Quelque 233.000 militants étaient appelés à voter, et la participation a atteint 58,87% (137.116). Les partisans de Mme Royal n’ont toutefois pas entériné ces chiffres et c’est un conseil national du parti -qui devrait avoir lieu mercredi- qui doit les valider. Le camp de Mme Royal est minoritaire dans cette instance. A l’issue d’une réunion de crise de son état-major, la présidente de Poitou-Charentes avait, avant même l’annonce de ces résultats, exigé un nouveau scrutin par la voix de son avocat Jean-Pierre Mignard, qui a évoqué de „multiples contestations“ pour irrégularités. Comme un écho de la contestation juridique de l’élection présidentielle américaine de 2000 en Floride, et qui laisse planer le spectre d’une explosion d’un parti miné par les divisions. Mme Royal, qui ne cache pas ses ambitions pour la présidentielle de 2012, avait dans la nuit assuré qu’elle ne se „laisserait pas faire“, dénonçant des „méthodes de l’appareil du Parti totalement insupportables“. La maire de Lille a répliqué du tac au tac, estimant qu’un „troisième tour n’a pas de raison d’être“ et assurant avoir l’assentiment sur ce point de François Hollande, premier secrétaire sortant, resté silencieux toute la nuit. Elle a appelé sa concurrente à „une attitude de responsabilité car sinon, cela va créer une situation encore pire pour notre parti“. Ce scénario noir, dans la foulée des déchirements du congrès de Reims la semaine dernière, s’était ébauché peu après la fin du scrutin visant à départager les deux finalistes et porter pour la première fois une femme à la tête du principal parti d’opposition. Alors que le camp Royal avait initialement prédit sa „nette victoire“, les partisans de Mme Aubry ont peu après minuit revendiqué la leur, le député Claude Bartolone assurant que „Martine Aubry est en tête, elle ne peut plus être battue“.
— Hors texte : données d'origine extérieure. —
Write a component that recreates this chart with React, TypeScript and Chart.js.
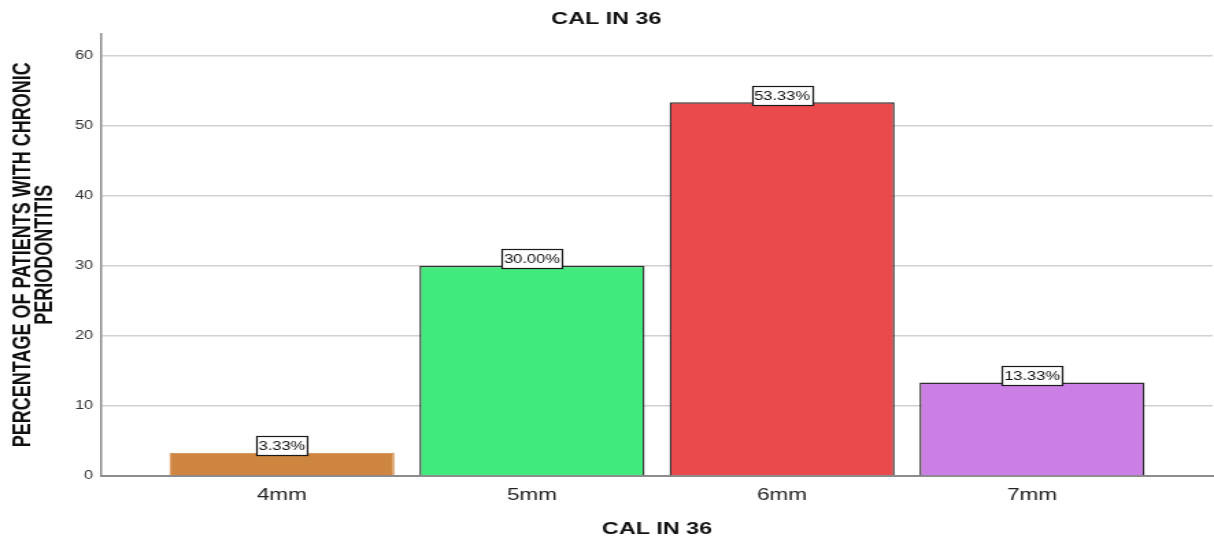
import React, { useEffect, useRef } from "react";
import { Chart, registerables } from "chart.js";

Chart.register(...registerables);

const chartTitle = "CAL IN 36";
const xAxisTitle = "CAL IN 36";
const yAxisTitle = ["PERCENTAGE OF PATIENTS WITH CHRONIC", "PERIODONTITIS"];
const categories = ["4mm", "5mm", "6mm", "7mm"];
const percentages = [3.33, 30.0, 53.33, 13.33];
const barColors = ["#CD853F", "#42EA7D", "#EA4A4C", "#CB7FE5"];
const barBorders = ["#D89A62", "#2E2E2E", "#2E2E2E", "#2E2E2E"];

const FONT = "'Liberation Sans', Arial, Helvetica, sans-serif";
const VIEW_W = 1214;
const VIEW_H = 540;
const DRAW_W = 886; // drawn narrower, then stretched horizontally like the reference

const boxLabels = {
  id: "boxLabels",
  afterDatasetsDraw(chart: any) {
    const ctx = chart.ctx;
    const meta = chart.getDatasetMeta(0);
    ctx.save();
    ctx.font = `12px ${FONT}`;
    ctx.textAlign = "center";
    ctx.textBaseline = "middle";
    meta.data.forEach((bar: any, i: number) => {
      const text = percentages[i].toFixed(2) + "%";
      const w = Math.round(ctx.measureText(text).width + 3);
      const h = 19;
      const cx = bar.x;
      const cy = bar.y - 7;
      const left = Math.round(cx - w / 2);
      const top = Math.round(cy - h / 2);
      ctx.fillStyle = "#ffffff";
      ctx.fillRect(left, top, w, h);
      ctx.strokeStyle = "#1a1a1a";
      ctx.lineWidth = 1.2;
      ctx.strokeRect(left + 0.5, top + 0.5, w, h);
      ctx.fillStyle = "#111111";
      ctx.fillText(text, cx, top + h / 2 + 1);
    });
    ctx.restore();
  },
};

export default function App() {
  const ref = useRef<HTMLCanvasElement | null>(null);

  useEffect(() => {
    if (!ref.current) return;
    const chart = new Chart(ref.current, {
      type: "bar",
      data: {
        datasets: [
          {
            data: categories.map((_, i) => ({ x: i, y: percentages[i] })),
            backgroundColor: barColors,
            borderColor: barBorders,
            borderWidth: 1.4,
            barPercentage: 0.9,
            categoryPercentage: 1,
          },
        ],
      },
      options: {
        responsive: false,
        animation: false,
        devicePixelRatio: 1,
        layout: { padding: { left: 0, right: 1, top: 0, bottom: 0 } },
        plugins: {
          legend: { display: false },
          tooltip: { enabled: false },
          title: {
            display: true,
            text: chartTitle,
            color: "#111111",
            font: { family: FONT, size: 17, weight: "bold" },
            padding: { top: 9, bottom: 4 },
          },
        },
        scales: {
          x: {
            type: "linear",
            min: -0.722,
            max: 3.722,
            offset: false,
            grid: { display: false, drawTicks: false },
            border: { display: true, color: "#8c8c8c", width: 2 },
            afterBuildTicks: (scale: any) => {
              scale.ticks = categories.map((_, i) => ({ value: i }));
            },
            afterFit: (scale: any) => {
              scale.height = 64;
            },
            ticks: {
              padding: 10,
              color: "#222222",
              font: { family: FONT, size: 16.5 },
              callback: (v: any) => categories[v] ?? "",
            },
            title: {
              display: true,
              text: xAxisTitle,
              color: "#111111",
              font: { family: FONT, size: 17, weight: "bold" },
              padding: { top: 4, bottom: 0 },
            },
          },
          y: {
            min: 0,
            max: 63.15,
            grid: { color: "#d0d0d0", lineWidth: 1.5, drawTicks: false },
            border: { display: true, color: "#8c8c8c", width: 1.5 },
            afterFit: (scale: any) => {
              scale.width = 74;
            },
            ticks: {
              stepSize: 10,
              includeBounds: false,
              padding: 6,
              color: "#333333",
              font: { family: FONT, size: 12 },
            },
            title: {
              display: true,
              text: yAxisTitle,
              color: "#111111",
              font: { family: FONT, size: 18, weight: "bold", lineHeight: 0.9 },
              padding: { top: 8.5, bottom: 0 },
            },
          },
        },
      },
      plugins: [boxLabels],
    });
    return () => chart.destroy();
  }, []);

  return (
    <div
      style={{
        position: "fixed",
        left: 0,
        top: 0,
        width: VIEW_W + "px",
        height: VIEW_H + "px",
        background: "#ffffff",
      }}
    >
      <canvas
        ref={ref}
        width={DRAW_W}
        height={VIEW_H}
        style={{ width: VIEW_W + "px", height: VIEW_H + "px", display: "block" }}
      />
    </div>
  );
}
Réplique quasi-immédiate du camp Royal, dont un des lieutenants, Manuel Valls, évoque des soupçons de fraude, dénonçant notamment les résultats du Nord. „La victoire de Ségolène Royal est quelque chose d’inéluctable“, déclare-t-il. „Comme les combinaisons d’appareil n’ont pas suffi, c’est dans les urnes, et de quelle manière, qu’on essaie“ de „voler la victoire“, a-t-il ajouté, en référence à l’échec des adversaires de Mme Royal à s’unir au congrès de Reims. A la fédération du Nord, une source a rejeté les accusations d’irrégularités et répliqué en parlant de „dysfonctionnements“ dans des fédérations ayant voté Royal, notamment l’Hérault. Mme Aubry, 58 ans, bénéficiait d’un avantage arithmétique avec le ralliement de Benoît Hamon, de l’aile gauche du parti, 22,6% au premier tour. Mme Royal, 55 ans, avait obtenu au premier tour 42,9%, contre 34,5% à la maire de Lille. Alors que le parti a perdu les trois dernières présidentielles, ce nouvel épisode de la guerre des chefs risque de le rendre encore plus inaudible… et fragile.
„On est au bord de l’explosion. Les provocations se multiplient. Les Français risquent de se réveiller demain matin avec une image pitoyable du PS“, se lamentait dans la nuit un responsable. Le PS est „un parti qui en terme d’adhérents sera divisé en deux, ce qui est une nouveauté dans l’histoire du mouvement socialiste“ et „aura un coût“, prédisait de son côté dès avant le vote Pascal Perrineau, directeur du Cevipof (Sciences Po).